Quote the data exactly, first line to the line containing "import pandas as pd", with no pictures.

______

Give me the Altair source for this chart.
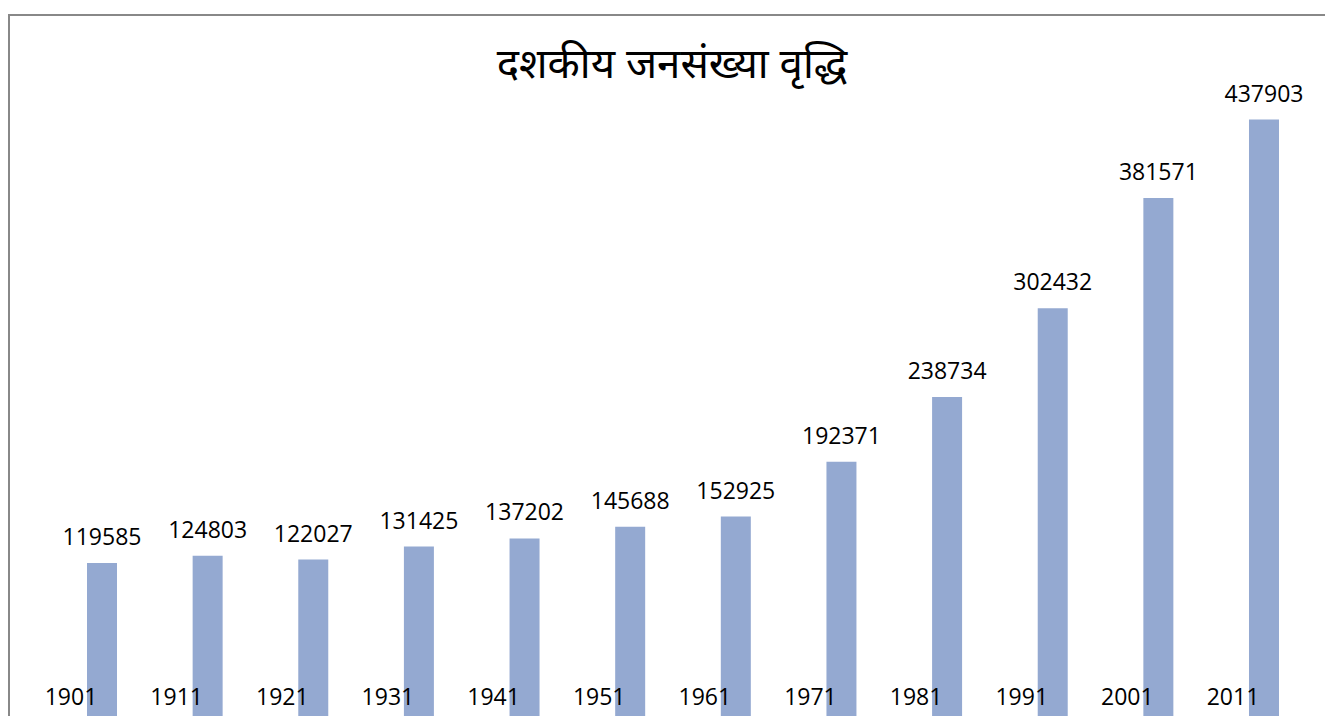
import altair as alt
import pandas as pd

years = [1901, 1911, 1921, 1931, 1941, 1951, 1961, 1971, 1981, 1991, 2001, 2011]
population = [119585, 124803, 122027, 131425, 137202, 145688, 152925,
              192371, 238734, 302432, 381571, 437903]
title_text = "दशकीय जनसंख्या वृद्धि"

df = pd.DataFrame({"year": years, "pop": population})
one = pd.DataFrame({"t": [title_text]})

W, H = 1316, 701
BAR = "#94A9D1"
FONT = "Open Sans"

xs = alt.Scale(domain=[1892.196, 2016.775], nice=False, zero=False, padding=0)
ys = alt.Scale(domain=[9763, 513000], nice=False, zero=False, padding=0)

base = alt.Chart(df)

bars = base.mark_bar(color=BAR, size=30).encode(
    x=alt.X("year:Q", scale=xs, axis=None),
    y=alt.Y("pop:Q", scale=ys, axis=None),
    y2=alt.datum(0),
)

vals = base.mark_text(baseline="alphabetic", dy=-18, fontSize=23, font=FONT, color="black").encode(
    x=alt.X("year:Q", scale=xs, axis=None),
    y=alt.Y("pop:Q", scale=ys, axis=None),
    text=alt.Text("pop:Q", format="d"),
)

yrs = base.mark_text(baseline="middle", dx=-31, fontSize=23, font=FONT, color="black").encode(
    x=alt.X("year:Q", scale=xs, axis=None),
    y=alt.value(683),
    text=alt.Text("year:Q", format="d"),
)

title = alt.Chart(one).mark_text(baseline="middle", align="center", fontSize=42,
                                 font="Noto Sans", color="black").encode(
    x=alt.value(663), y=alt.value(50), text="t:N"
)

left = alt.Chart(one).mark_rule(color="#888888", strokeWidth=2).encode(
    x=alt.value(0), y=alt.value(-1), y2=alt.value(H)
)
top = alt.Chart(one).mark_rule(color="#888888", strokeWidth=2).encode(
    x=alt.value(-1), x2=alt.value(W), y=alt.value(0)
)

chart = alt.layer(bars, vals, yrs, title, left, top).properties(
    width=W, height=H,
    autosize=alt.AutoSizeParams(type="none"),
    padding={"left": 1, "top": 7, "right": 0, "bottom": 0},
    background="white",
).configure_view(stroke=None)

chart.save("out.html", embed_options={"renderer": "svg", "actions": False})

______

Output:
Give me the Altair source for this chart.
import altair as alt
import pandas as pd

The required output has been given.